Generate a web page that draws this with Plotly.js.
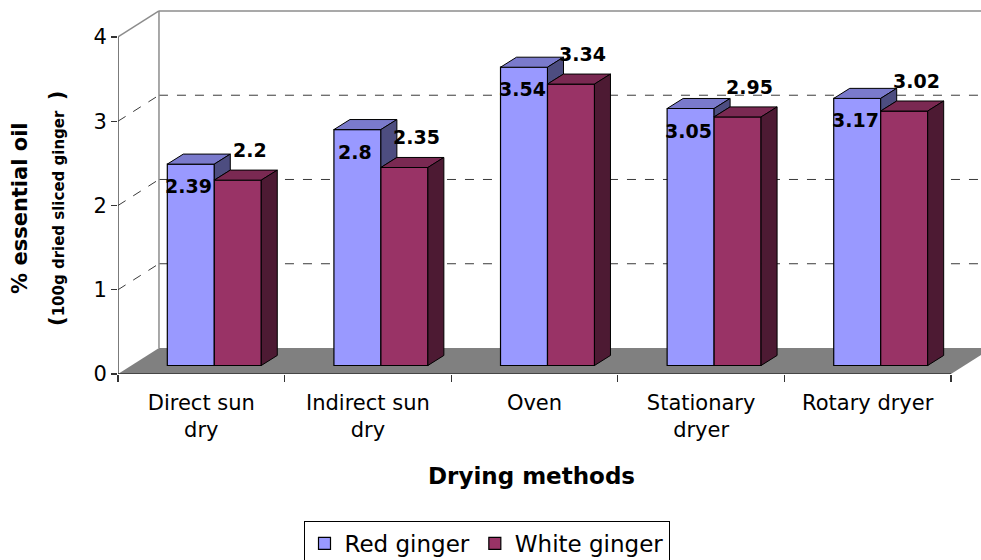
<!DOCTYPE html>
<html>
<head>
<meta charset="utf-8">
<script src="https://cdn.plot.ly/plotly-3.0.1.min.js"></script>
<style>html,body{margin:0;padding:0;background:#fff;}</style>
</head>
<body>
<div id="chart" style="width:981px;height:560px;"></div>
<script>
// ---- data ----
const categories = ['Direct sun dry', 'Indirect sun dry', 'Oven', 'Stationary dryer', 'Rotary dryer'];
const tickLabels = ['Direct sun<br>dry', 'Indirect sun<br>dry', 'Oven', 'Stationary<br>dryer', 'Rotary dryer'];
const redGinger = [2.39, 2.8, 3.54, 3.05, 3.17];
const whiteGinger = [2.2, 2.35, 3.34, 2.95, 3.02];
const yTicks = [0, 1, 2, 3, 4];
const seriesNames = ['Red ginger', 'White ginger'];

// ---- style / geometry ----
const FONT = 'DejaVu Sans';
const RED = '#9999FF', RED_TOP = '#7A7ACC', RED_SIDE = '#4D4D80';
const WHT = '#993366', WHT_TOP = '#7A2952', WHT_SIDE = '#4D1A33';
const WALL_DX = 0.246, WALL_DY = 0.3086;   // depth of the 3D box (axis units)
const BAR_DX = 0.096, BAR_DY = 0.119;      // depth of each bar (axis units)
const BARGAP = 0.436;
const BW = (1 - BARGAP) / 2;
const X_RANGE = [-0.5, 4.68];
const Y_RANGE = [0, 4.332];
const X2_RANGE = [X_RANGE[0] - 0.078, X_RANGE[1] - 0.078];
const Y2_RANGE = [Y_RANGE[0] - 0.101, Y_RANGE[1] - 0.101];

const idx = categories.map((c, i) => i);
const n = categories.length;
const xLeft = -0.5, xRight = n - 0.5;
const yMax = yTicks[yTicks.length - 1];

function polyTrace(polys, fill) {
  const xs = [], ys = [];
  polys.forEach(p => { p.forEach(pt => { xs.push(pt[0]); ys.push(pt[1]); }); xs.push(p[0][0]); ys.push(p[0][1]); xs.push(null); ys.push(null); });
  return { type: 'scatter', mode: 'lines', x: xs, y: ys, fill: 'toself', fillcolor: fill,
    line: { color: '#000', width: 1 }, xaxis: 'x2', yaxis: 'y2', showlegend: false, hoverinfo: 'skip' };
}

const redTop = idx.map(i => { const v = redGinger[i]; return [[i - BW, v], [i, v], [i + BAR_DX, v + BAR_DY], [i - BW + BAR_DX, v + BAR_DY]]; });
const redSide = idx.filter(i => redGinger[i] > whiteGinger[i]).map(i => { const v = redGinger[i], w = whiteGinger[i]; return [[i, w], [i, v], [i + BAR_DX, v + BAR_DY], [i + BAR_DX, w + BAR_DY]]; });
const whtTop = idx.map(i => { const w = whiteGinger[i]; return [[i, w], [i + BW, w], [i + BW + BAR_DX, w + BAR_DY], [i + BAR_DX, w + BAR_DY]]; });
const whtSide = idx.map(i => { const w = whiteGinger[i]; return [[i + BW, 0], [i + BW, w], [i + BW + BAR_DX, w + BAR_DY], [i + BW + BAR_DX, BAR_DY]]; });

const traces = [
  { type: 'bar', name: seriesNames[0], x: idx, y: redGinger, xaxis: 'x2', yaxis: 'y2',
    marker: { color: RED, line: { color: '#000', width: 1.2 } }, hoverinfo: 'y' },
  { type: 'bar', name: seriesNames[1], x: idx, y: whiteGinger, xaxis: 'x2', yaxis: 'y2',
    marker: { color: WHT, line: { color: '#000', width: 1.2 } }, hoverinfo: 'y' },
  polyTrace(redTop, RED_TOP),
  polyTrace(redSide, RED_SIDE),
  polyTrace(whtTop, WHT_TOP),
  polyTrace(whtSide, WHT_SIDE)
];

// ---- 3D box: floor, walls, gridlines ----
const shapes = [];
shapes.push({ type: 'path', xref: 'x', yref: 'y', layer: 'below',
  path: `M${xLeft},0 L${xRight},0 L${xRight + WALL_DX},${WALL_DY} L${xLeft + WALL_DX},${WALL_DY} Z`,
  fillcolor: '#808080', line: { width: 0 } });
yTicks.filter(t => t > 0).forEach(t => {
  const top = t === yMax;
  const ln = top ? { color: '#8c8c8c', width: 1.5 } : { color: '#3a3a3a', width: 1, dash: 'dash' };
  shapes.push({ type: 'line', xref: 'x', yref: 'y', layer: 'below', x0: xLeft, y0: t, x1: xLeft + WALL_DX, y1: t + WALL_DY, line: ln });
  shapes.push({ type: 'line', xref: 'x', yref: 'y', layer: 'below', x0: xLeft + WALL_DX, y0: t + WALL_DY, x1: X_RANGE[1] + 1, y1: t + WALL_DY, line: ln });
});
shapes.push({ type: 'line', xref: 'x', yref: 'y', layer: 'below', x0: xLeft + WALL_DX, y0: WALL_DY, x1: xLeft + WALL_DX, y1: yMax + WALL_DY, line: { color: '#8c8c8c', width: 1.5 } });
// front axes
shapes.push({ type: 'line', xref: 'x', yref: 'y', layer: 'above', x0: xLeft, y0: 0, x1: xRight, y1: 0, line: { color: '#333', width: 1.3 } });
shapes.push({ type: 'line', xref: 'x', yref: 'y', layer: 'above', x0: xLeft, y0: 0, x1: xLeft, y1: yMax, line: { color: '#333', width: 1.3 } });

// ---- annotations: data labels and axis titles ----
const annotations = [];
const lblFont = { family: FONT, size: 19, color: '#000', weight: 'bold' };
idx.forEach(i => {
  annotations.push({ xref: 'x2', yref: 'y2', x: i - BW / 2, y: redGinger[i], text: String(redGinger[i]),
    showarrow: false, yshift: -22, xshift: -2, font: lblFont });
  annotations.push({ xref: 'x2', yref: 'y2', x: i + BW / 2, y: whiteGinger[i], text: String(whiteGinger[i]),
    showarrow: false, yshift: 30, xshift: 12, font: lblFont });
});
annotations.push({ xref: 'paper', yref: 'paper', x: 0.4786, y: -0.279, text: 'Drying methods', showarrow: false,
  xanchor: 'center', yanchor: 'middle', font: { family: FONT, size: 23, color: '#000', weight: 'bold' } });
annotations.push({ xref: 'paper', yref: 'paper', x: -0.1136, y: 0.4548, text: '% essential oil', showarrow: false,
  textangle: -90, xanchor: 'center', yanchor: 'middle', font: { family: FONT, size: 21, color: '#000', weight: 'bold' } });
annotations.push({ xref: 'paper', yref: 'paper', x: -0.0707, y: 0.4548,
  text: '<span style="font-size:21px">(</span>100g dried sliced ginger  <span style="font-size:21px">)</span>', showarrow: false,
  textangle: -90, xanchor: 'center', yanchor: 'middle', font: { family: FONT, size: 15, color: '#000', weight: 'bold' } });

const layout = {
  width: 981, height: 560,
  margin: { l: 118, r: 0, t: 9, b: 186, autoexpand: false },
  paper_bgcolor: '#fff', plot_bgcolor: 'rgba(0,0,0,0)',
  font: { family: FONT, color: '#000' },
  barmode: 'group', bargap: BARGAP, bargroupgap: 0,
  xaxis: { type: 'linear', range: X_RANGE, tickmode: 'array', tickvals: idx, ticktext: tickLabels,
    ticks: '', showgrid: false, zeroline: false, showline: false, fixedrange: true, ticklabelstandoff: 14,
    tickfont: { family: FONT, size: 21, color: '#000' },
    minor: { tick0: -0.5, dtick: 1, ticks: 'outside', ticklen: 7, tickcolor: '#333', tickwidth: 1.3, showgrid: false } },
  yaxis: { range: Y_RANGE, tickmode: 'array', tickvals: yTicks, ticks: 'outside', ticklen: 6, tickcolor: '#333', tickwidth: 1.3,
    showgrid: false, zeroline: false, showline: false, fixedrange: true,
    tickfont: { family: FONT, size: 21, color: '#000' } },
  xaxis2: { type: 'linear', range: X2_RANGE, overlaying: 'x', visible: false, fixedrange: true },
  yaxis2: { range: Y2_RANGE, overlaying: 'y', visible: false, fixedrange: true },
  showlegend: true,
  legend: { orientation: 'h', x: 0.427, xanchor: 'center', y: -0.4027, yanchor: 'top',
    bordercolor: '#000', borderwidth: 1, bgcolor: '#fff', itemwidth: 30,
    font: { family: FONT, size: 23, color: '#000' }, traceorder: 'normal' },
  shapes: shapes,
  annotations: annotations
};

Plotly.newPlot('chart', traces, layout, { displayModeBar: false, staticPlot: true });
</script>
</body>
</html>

==

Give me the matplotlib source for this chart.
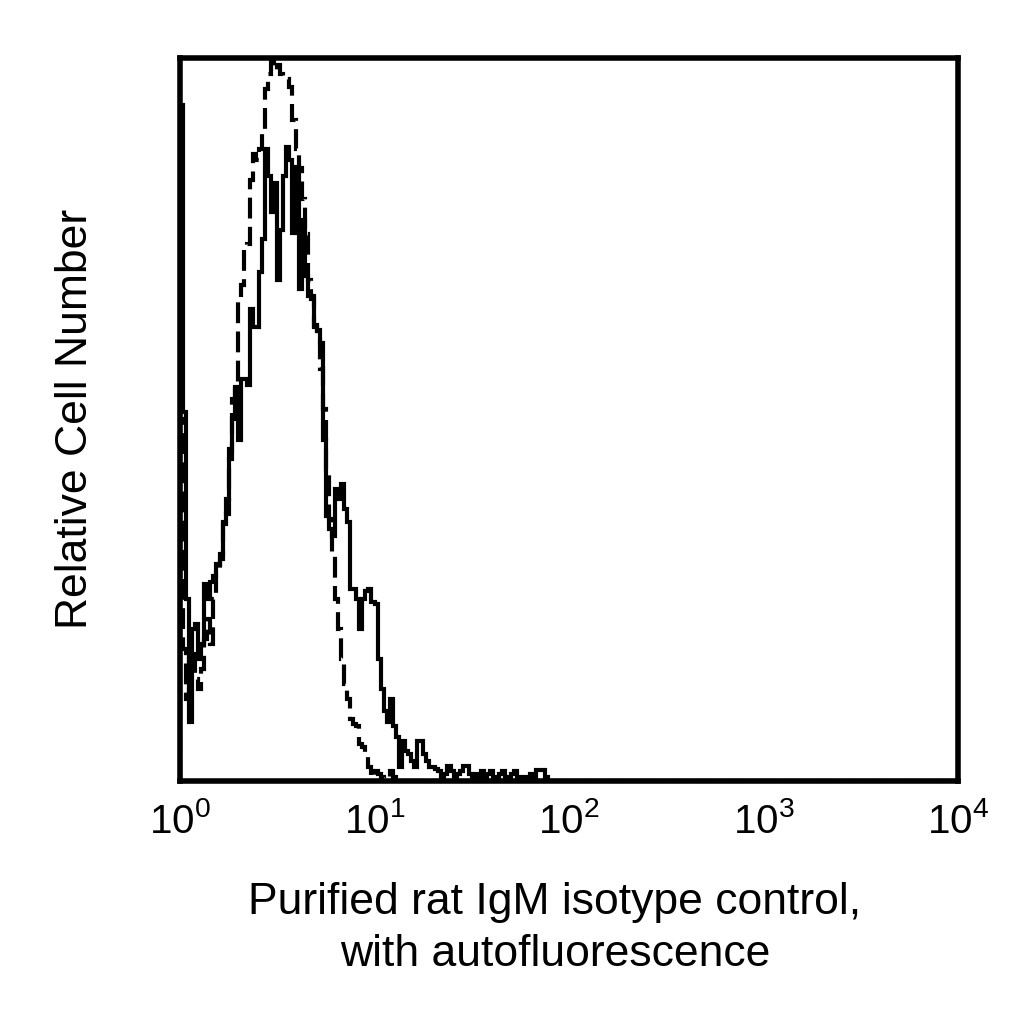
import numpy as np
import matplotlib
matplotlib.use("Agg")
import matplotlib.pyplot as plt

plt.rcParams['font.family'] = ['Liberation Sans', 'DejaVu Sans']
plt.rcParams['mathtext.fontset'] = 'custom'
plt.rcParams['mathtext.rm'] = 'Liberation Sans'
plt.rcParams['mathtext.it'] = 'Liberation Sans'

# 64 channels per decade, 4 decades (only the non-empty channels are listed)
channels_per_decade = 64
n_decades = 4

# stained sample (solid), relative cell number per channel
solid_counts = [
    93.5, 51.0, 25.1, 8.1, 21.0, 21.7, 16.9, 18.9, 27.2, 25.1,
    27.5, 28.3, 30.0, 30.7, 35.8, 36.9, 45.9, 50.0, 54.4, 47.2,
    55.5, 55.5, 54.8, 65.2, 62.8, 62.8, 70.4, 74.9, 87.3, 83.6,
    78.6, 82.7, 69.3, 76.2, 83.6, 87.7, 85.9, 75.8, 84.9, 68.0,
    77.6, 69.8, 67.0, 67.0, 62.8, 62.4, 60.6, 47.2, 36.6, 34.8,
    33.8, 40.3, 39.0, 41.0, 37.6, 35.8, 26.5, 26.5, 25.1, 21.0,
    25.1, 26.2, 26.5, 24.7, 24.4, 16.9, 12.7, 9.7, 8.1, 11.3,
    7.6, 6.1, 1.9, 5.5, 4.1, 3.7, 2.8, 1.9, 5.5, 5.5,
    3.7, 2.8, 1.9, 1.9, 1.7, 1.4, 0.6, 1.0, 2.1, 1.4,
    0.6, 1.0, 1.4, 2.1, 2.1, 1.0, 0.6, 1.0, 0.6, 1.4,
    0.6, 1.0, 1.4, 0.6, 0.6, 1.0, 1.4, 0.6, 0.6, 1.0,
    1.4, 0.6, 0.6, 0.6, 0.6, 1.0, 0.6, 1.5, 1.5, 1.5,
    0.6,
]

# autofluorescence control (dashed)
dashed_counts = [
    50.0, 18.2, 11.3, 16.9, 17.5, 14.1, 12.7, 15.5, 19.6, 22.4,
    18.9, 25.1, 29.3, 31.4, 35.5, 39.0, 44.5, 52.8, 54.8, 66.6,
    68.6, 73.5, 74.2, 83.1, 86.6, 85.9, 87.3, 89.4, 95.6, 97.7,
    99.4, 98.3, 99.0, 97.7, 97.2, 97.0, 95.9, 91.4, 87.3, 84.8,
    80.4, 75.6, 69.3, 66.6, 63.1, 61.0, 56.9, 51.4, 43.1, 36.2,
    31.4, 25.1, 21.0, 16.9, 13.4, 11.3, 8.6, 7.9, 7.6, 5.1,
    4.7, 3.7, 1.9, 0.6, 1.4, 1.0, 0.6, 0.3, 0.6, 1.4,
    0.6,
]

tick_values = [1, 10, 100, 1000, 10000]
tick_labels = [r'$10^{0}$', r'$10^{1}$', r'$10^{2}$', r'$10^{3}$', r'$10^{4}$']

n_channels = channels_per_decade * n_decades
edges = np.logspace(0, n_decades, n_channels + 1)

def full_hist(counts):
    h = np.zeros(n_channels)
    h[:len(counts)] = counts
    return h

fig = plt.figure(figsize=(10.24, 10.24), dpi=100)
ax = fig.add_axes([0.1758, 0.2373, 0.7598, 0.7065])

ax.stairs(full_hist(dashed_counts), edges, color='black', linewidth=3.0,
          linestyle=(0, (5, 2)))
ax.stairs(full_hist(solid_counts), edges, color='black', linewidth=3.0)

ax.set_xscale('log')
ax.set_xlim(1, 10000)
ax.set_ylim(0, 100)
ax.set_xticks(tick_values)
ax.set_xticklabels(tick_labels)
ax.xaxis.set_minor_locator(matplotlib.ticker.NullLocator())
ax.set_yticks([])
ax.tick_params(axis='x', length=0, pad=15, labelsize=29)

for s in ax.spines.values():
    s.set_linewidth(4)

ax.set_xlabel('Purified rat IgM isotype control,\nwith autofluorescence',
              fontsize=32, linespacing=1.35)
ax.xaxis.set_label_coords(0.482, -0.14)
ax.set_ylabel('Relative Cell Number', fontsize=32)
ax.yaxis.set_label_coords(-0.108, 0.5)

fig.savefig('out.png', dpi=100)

---

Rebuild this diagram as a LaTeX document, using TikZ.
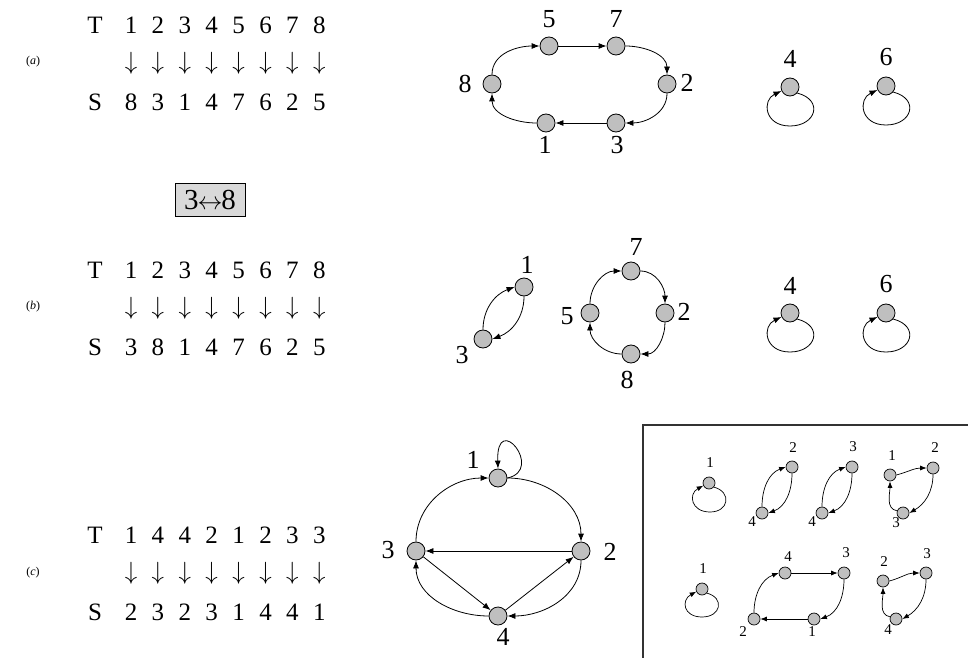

* DESCRIPTION OF THE TASK
Retype, word for word, only the lines from the one containing "Generate a web" through the one containing "const seriesNames = ['Red", both included, and leave out any pictures.

* OUTPUT BELOW
Generate a web page that draws this with Plotly.js.
<!DOCTYPE html>
<html>
<head>
<meta charset="utf-8">
<script src="https://cdn.plot.ly/plotly-3.0.1.min.js"></script>
<style>html,body{margin:0;padding:0;background:#fff;}</style>
</head>
<body>
<div id="chart" style="width:981px;height:560px;"></div>
<script>
// ---- data ----
const categories = ['Direct sun dry', 'Indirect sun dry', 'Oven', 'Stationary dryer', 'Rotary dryer'];
const tickLabels = ['Direct sun<br>dry', 'Indirect sun<br>dry', 'Oven', 'Stationary<br>dryer', 'Rotary dryer'];
const redGinger = [2.39, 2.8, 3.54, 3.05, 3.17];
const whiteGinger = [2.2, 2.35, 3.34, 2.95, 3.02];
const yTicks = [0, 1, 2, 3, 4];
const seriesNames = ['Red ginger', 'White ginger'];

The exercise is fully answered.